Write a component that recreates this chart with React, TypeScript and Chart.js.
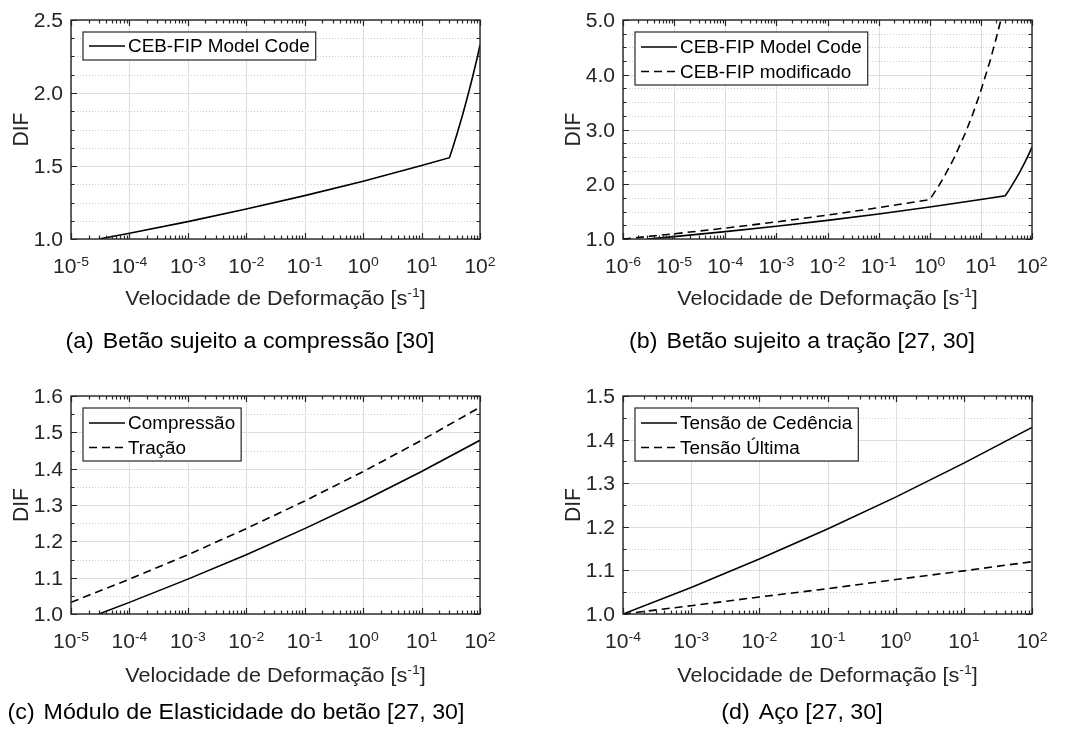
import { useEffect, useRef } from 'react';
import { Chart, registerables } from 'chart.js';

Chart.register(...registerables);

const FONT = '"Liberation Sans", Arial, Helvetica, sans-serif';
const INK = '#262626';
const SX = 1.08; // slight horizontal widening of all lettering

// (a) Betão sujeito a compressão — CEB-FIP Model Code
const rateA = [3e-5, 1e-4, 1e-3, 1e-2, 1e-1, 1, 10, 30, 35, 40, 50, 60, 70, 80, 90, 100];
const difA = [1.0, 1.039, 1.119, 1.205, 1.297, 1.396, 1.503, 1.557, 1.639, 1.714, 1.846, 1.962, 2.065, 2.159, 2.245, 2.33];

// (b) Betão sujeito a tração
const rateB1 = [3e-6, 1e-5, 1e-4, 1e-3, 1e-2, 1e-1, 1, 10, 30, 35, 40, 50, 60, 70, 80, 90, 100];
const difB1 = [1.0, 1.044, 1.135, 1.233, 1.34, 1.456, 1.583, 1.72, 1.79, 1.884, 1.97, 2.122, 2.255, 2.374, 2.482, 2.581, 2.68];
const rateB2 = [1e-6, 1e-5, 1e-4, 1e-3, 1e-2, 1e-1, 1, 1.5, 2, 3, 5, 7, 10, 15, 20, 24.6];
const difB2 = [1.0, 1.095, 1.198, 1.312, 1.436, 1.572, 1.72, 1.969, 2.17, 2.481, 2.94, 3.29, 3.71, 4.24, 4.67, 5.0];

// (c) Módulo de elasticidade do betão
const rateC1 = [3e-5, 1e-4, 1e-3, 1e-2, 1e-1, 1, 10, 100];
const difC1 = [1.0, 1.032, 1.096, 1.163, 1.235, 1.311, 1.392, 1.478];
const rateC2 = [1e-5, 1e-4, 1e-3, 1e-2, 1e-1, 1, 10, 100];
const difC2 = [1.032, 1.096, 1.163, 1.235, 1.311, 1.392, 1.478, 1.569];

// (d) Aço
const rateD = [1e-4, 1e-3, 1e-2, 1e-1, 1, 10, 100];
const difD1 = [1.0, 1.061, 1.126, 1.195, 1.268, 1.346, 1.428];
const difD2 = [1.0, 1.019, 1.039, 1.058, 1.079, 1.099, 1.12];

// tick labels
const xExpA = [-5, -4, -3, -2, -1, 0, 1, 2];
const xExpB = [-6, -5, -4, -3, -2, -1, 0, 1, 2];
const xExpC = [-5, -4, -3, -2, -1, 0, 1, 2];
const xExpD = [-4, -3, -2, -1, 0, 1, 2];
const yTicksA = [1.0, 1.5, 2.0, 2.5];
const yTicksB = [1.0, 2.0, 3.0, 4.0, 5.0];
const yTicksC = [1.0, 1.1, 1.2, 1.3, 1.4, 1.5, 1.6];
const yTicksD = [1.0, 1.1, 1.2, 1.3, 1.4, 1.5];

const X_TITLE_MAIN = 'Velocidade de Deformação [s';
const X_TITLE_SUP = '-1';
const X_TITLE_END = ']';

type Series = { label: string; rate: number[]; dif: number[]; dash: number[] };
type PanelCfg = {
  left: number;
  top: number;
  area: { l: number; t: number; r: number; b: number };
  xExp: number[];
  yTicks: number[];
  ySub: number;
  series: Series[];
  tag: string;
  caption: string;
  captionX: number;
  captionY: number;
  titleY: number;
};

const W = 534;
const H = 365;

const SOLID: number[] = [];
const DASH = [8, 5];

const panels: PanelCfg[] = [
  {
    left: 0, top: 0,
    area: { l: 71, t: 20, r: 480, b: 239 },
    xExp: xExpA, yTicks: yTicksA, ySub: 4,
    series: [{ label: 'CEB-FIP Model Code', rate: rateA, dif: difA, dash: SOLID }],
    tag: '(a)', caption: 'Betão sujeito a compressão [30]', captionX: 250, captionY: 348, titleY: 305,
  },
  {
    left: 534, top: 0,
    area: { l: 89, t: 20, r: 498, b: 239 },
    xExp: xExpB, yTicks: yTicksB, ySub: 4,
    series: [
      { label: 'CEB-FIP Model Code', rate: rateB1, dif: difB1, dash: SOLID },
      { label: 'CEB-FIP modificado', rate: rateB2, dif: difB2, dash: DASH },
    ],
    tag: '(b)', caption: 'Betão sujeito a tração [27, 30]', captionX: 268, captionY: 348, titleY: 305,
  },
  {
    left: 0, top: 364,
    area: { l: 71, t: 32, r: 480, b: 250 },
    xExp: xExpC, yTicks: yTicksC, ySub: 2,
    series: [
      { label: 'Compressão', rate: rateC1, dif: difC1, dash: SOLID },
      { label: 'Tração', rate: rateC2, dif: difC2, dash: DASH },
    ],
    tag: '(c)', caption: 'Módulo de Elasticidade do betão [27, 30]', captionX: 236, captionY: 355, titleY: 318,
  },
  {
    left: 534, top: 364,
    area: { l: 89, t: 32, r: 498, b: 250 },
    xExp: xExpD, yTicks: yTicksD, ySub: 2,
    series: [
      { label: 'Tensão de Cedência', rate: rateD, dif: difD1, dash: SOLID },
      { label: 'Tensão Última', rate: rateD, dif: difD2, dash: DASH },
    ],
    tag: '(d)', caption: 'Aço [27, 30]', captionX: 268, captionY: 355, titleY: 318,
  },
];

function textWidth(ctx: CanvasRenderingContext2D, s: string, size: number) {
  ctx.save();
  ctx.font = `${size}px ${FONT}`;
  const w = ctx.measureText(s).width * SX;
  ctx.restore();
  return w;
}

function drawText(
  ctx: CanvasRenderingContext2D,
  s: string,
  x: number,
  y: number,
  size: number,
  align: 'left' | 'right' | 'center',
  rot = 0,
  color = INK,
) {
  ctx.save();
  ctx.font = `${size}px ${FONT}`;
  ctx.fillStyle = color;
  ctx.textBaseline = 'alphabetic';
  ctx.translate(x, y);
  ctx.scale(SX, 1);
  if (rot) ctx.rotate(rot);
  const w = ctx.measureText(s).width;
  const dx = align === 'left' ? 0 : align === 'right' ? -w : -w / 2;
  ctx.fillText(s, dx, 0);
  ctx.restore();
}

// a run of text pieces, some raised as superscripts, centred on cx
function drawRun(
  ctx: CanvasRenderingContext2D,
  parts: { t: string; sup?: boolean }[],
  cx: number,
  baseline: number,
  size: number,
  supSize: number,
  rise: number,
) {
  const widths = parts.map((p) => textWidth(ctx, p.t, p.sup ? supSize : size));
  const total = widths.reduce((a, b) => a + b, 0);
  let x = cx - total / 2;
  parts.forEach((p, i) => {
    drawText(ctx, p.t, x, p.sup ? baseline - rise : baseline, p.sup ? supSize : size, 'left');
    x += widths[i];
  });
}

function decade(e: number) {
  return Number(`1e${e}`);
}

function framePlugin(cfg: PanelCfg) {
  const TICK = 19.5;
  const minorValues = () => {
    const out: number[] = [];
    const t = cfg.yTicks;
    for (let i = 0; i < t.length - 1; i++) {
      const step = (t[i + 1] - t[i]) / cfg.ySub;
      for (let k = 1; k < cfg.ySub; k++) out.push(t[i] + k * step);
    }
    return out;
  };

  return {
    id: 'frame',
    beforeDatasetsDraw(chart: any) {
      const { ctx, chartArea: a, scales } = chart;
      const x = scales.x;
      const y = scales.y;
      ctx.save();
      ctx.lineWidth = 1;
      // dotted minor grid on the value axis
      ctx.strokeStyle = '#cdcdcd';
      ctx.setLineDash([1, 2]);
      for (const v of minorValues()) {
        const py = Math.round(y.getPixelForValue(v)) + 0.5;
        ctx.beginPath();
        ctx.moveTo(a.left, py);
        ctx.lineTo(a.right, py);
        ctx.stroke();
      }
      // solid major grid
      ctx.setLineDash([]);
      ctx.strokeStyle = '#dedede';
      for (const e of cfg.xExp) {
        const px = Math.round(x.getPixelForValue(decade(e))) + 0.5;
        ctx.beginPath();
        ctx.moveTo(px, a.top);
        ctx.lineTo(px, a.bottom);
        ctx.stroke();
      }
      for (const v of cfg.yTicks) {
        const py = Math.round(y.getPixelForValue(v)) + 0.5;
        ctx.beginPath();
        ctx.moveTo(a.left, py);
        ctx.lineTo(a.right, py);
        ctx.stroke();
      }
      ctx.restore();
    },
    afterDatasetsDraw(chart: any) {
      const { ctx, chartArea: a, scales } = chart;
      const x = scales.x;
      const y = scales.y;
      ctx.save();
      ctx.strokeStyle = INK;
      ctx.lineWidth = 1.2;
      ctx.setLineDash([]);

      // tick marks on all four sides
      const xMax = decade(cfg.xExp[cfg.xExp.length - 1]);
      ctx.beginPath();
      for (const e of cfg.xExp) {
        for (let k = 1; k <= 9; k++) {
          const v = k * decade(e);
          if (v > xMax * 1.0001) break;
          const px = Math.round(x.getPixelForValue(v)) + 0.5;
          const len = k === 1 ? 6 : 3.5;
          ctx.moveTo(px, a.bottom);
          ctx.lineTo(px, a.bottom - len);
          ctx.moveTo(px, a.top);
          ctx.lineTo(px, a.top + len);
        }
      }
      for (const v of cfg.yTicks) {
        const py = Math.round(y.getPixelForValue(v)) + 0.5;
        ctx.moveTo(a.left, py);
        ctx.lineTo(a.left + 6, py);
        ctx.moveTo(a.right, py);
        ctx.lineTo(a.right - 6, py);
      }
      for (const v of minorValues()) {
        const py = Math.round(y.getPixelForValue(v)) + 0.5;
        ctx.moveTo(a.left, py);
        ctx.lineTo(a.left + 3.5, py);
        ctx.moveTo(a.right, py);
        ctx.lineTo(a.right - 3.5, py);
      }
      ctx.stroke();

      // axes box
      ctx.lineWidth = 1.4;
      ctx.strokeRect(a.left, a.top, a.right - a.left, a.bottom - a.top);

      // legend
      const lx = a.left + 12;
      const ly = a.top + 12;
      const LEG = 17.5;
      const n = cfg.series.length;
      const tw = Math.max(...cfg.series.map((s) => textWidth(ctx, s.label, LEG)));
      const bw = 45 + tw + 6;
      const bh = n === 1 ? 28 : 53;
      ctx.fillStyle = '#ffffff';
      ctx.fillRect(lx, ly, bw, bh);
      ctx.lineWidth = 1.2;
      ctx.strokeStyle = INK;
      ctx.strokeRect(lx, ly, bw, bh);
      cfg.series.forEach((s, i) => {
        const cy = ly + (n === 1 ? 14 : 15 + i * 24.5);
        ctx.save();
        ctx.strokeStyle = '#000';
        ctx.lineWidth = 1.6;
        ctx.setLineDash(s.dash);
        ctx.beginPath();
        ctx.moveTo(lx + 6, cy);
        ctx.lineTo(lx + 42, cy);
        ctx.stroke();
        ctx.restore();
        drawText(ctx, s.label, lx + 45, cy + 0.36 * LEG, LEG, 'left', 0, '#000');
      });

      // value-axis labels
      for (const v of cfg.yTicks) {
        const py = y.getPixelForValue(v);
        drawText(ctx, v.toFixed(1), a.left - 8, py + 0.36 * TICK, TICK, 'right');
      }
      // rate-axis labels as powers of ten
      for (const e of cfg.xExp) {
        const px = x.getPixelForValue(decade(e));
        drawRun(ctx, [{ t: '10' }, { t: String(e), sup: true }], px, a.bottom + 34, TICK, 13, 7.5);
      }

      // axis titles
      const cxArea = (a.left + a.right) / 2;
      drawRun(
        ctx,
        [{ t: X_TITLE_MAIN }, { t: X_TITLE_SUP, sup: true }, { t: X_TITLE_END }],
        cxArea,
        cfg.titleY,
        20,
        13,
        8,
      );
      const DIF = 21;
      drawText(ctx, 'DIF', a.left - 51 + (0.716 * DIF * SX) / 2, (a.top + a.bottom) / 2, DIF, 'center', -Math.PI / 2);

      // sub-figure caption
      const CAP = 21.5;
      const gap = 9;
      const wTag = textWidth(ctx, cfg.tag, CAP);
      const wCap = textWidth(ctx, cfg.caption, CAP);
      const x0 = cfg.captionX - (wTag + gap + wCap) / 2;
      drawText(ctx, cfg.tag, x0, cfg.captionY, CAP, 'left', 0, '#000');
      drawText(ctx, cfg.caption, x0 + wTag + gap, cfg.captionY, CAP, 'left', 0, '#000');

      ctx.restore();
    },
  };
}

function DifPanel({ cfg }: { cfg: PanelCfg }) {
  const ref = useRef<HTMLCanvasElement>(null);
  useEffect(() => {
    const canvas = ref.current;
    if (!canvas) return;
    const xs = cfg.xExp;
    const chart = new Chart(canvas, {
      type: 'line',
      data: {
        datasets: cfg.series.map((s) => ({
          label: s.label,
          data: s.rate.map((r, i) => ({ x: r, y: s.dif[i] })),
          borderColor: '#000000',
          borderWidth: 1.6,
          borderDash: s.dash,
          pointRadius: 0,
          tension: 0,
          fill: false,
        })),
      },
      options: {
        responsive: false,
        animation: false,
        devicePixelRatio: 1,
        events: [],
        layout: {
          padding: { left: cfg.area.l, top: cfg.area.t, right: W - cfg.area.r, bottom: H - cfg.area.b },
        },
        scales: {
          x: { type: 'logarithmic', min: decade(xs[0]), max: decade(xs[xs.length - 1]), display: false },
          y: {
            type: 'linear',
            min: cfg.yTicks[0],
            max: cfg.yTicks[cfg.yTicks.length - 1],
            display: false,
          },
        },
        plugins: { legend: { display: false }, tooltip: { enabled: false } },
      },
      plugins: [framePlugin(cfg)],
    } as any);
    return () => chart.destroy();
  }, [cfg]);
  return (
    <canvas
      ref={ref}
      width={W}
      height={H}
      style={{ position: 'absolute', left: cfg.left, top: cfg.top, width: W, height: H }}
    />
  );
}

export default function App() {
  return (
    <div style={{ position: 'absolute', left: 0, top: 0, width: 1068, height: 729, background: '#ffffff' }}>
      {panels.map((p, i) => (
        <DifPanel key={i} cfg={p} />
      ))}
    </div>
  );
}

== == ==

● To be done
Return only the lines from the start of the data through the line that contains "Chart.register(...registerables);", please, copying them exactly and omitting all pictures.

● Solution below
Write a component that recreates this chart with React, TypeScript and Chart.js.
import { useEffect, useRef } from 'react';
import { Chart, registerables } from 'chart.js';

Chart.register(...registerables);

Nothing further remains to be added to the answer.